The second experiment involved a neuroimaging analysis designed to investigate the mechanisms by which warnings influence memory accuracy in the context of misinformation. In this evaluation, participants completed the identical tasks as they did in the first experiment but completed the final memory test while undergoing functional magnetic resonance imaging (fMRI). The researchers found warnings not only increased reinstatement of visual activity associated with witnessing the actual crime but also decreased reinstatement of auditory activity associated with hearing misleading post-event information.
“This suggests that warnings increase memory accuracy by influencing whether we bring back to mind details from accurate or inaccurate sources of information,” said Elizabeth Race, a psychology professor at Tufts who also serves as a co-author and co-principal investigator of the study. Additionally, the strength of the content-specific cortical reactivation in visual and auditory regions predicted behavioral performance and the susceptibility of memory to misinformation.
“Together, these results provide novel insight into the nature of memory distortions due to misinformation and the mechanisms by which misinformation errors can be prevented,” said Jessica M. Karanian, first and corresponding author of the study, who was a postdoctoral fellow at Tufts while conducting the research and is now an assistant professor of psychology at Fairfield University. “The adoption of these interview practices by police departments might protect the integrity of eyewitness accounts and improve the likelihood of just outcomes for all involved.”
Past research on memory retrieval found that both prospective and retrospective warnings were able to mitigate the negative effect of misinformation on memory. However, this study not only affirms the beneficial effect of warning using a realistic scenario, such as testifying in a criminal case, but also demonstrates that prospective warnings can reduce misinformation errors in the context of repeated testing.
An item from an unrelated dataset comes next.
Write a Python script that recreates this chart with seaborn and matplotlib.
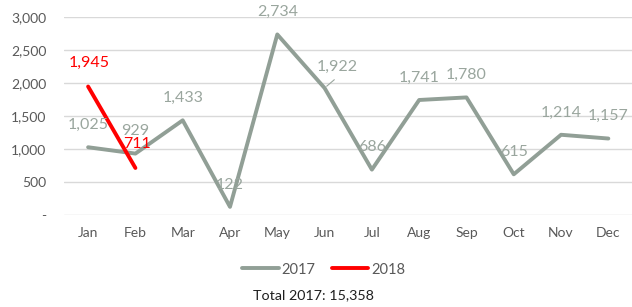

According to the Innocence Project, false eyewitness reports have contributed to approximately 70 percent of wrongful convictions. Despite efforts by the U.S. Department of Justice to create evidence-based standards in interview practices across police departments, the majority of surveyed police departments have not implemented such recommendations due to challenges in providing training and/or a lack of resources.
The researchers noted that since eyewitnesses are often interviewed and questioned multiple times throughout an investigation, a third party—such as a police office or an attorney—could provide a warning to an eyewitness that alerts them to the possibility of inaccuracies in post-event information that they might encounter in the future. The misinformation they might encounter could come from sources in the news, on social media or from a co-witness.
“We can envision the establishment of a new protocol for witness questioning in which witnesses are warned about the unreliability of subsequently-encountered information upon completing an initial interview,” said Karanian. “We could also imagine that such pre-warnings might be useful if provided at the beginning of some interviews that may include unverified information reported by co-witnesses.”
The research was a collaboration between Thomas’s Cognitive Aging and Memory Lab at Tufts University, which investigates interactions between memory and metamemory to better understand the important role metamemory plays in memory acquisition, distortion and access; and Race’s Integrative Cognitive Neuroscience Lab at Tufts, which uses a combination of cognitive neuroscience methods to answer questions about the neural mechanisms underlying human learning and memory.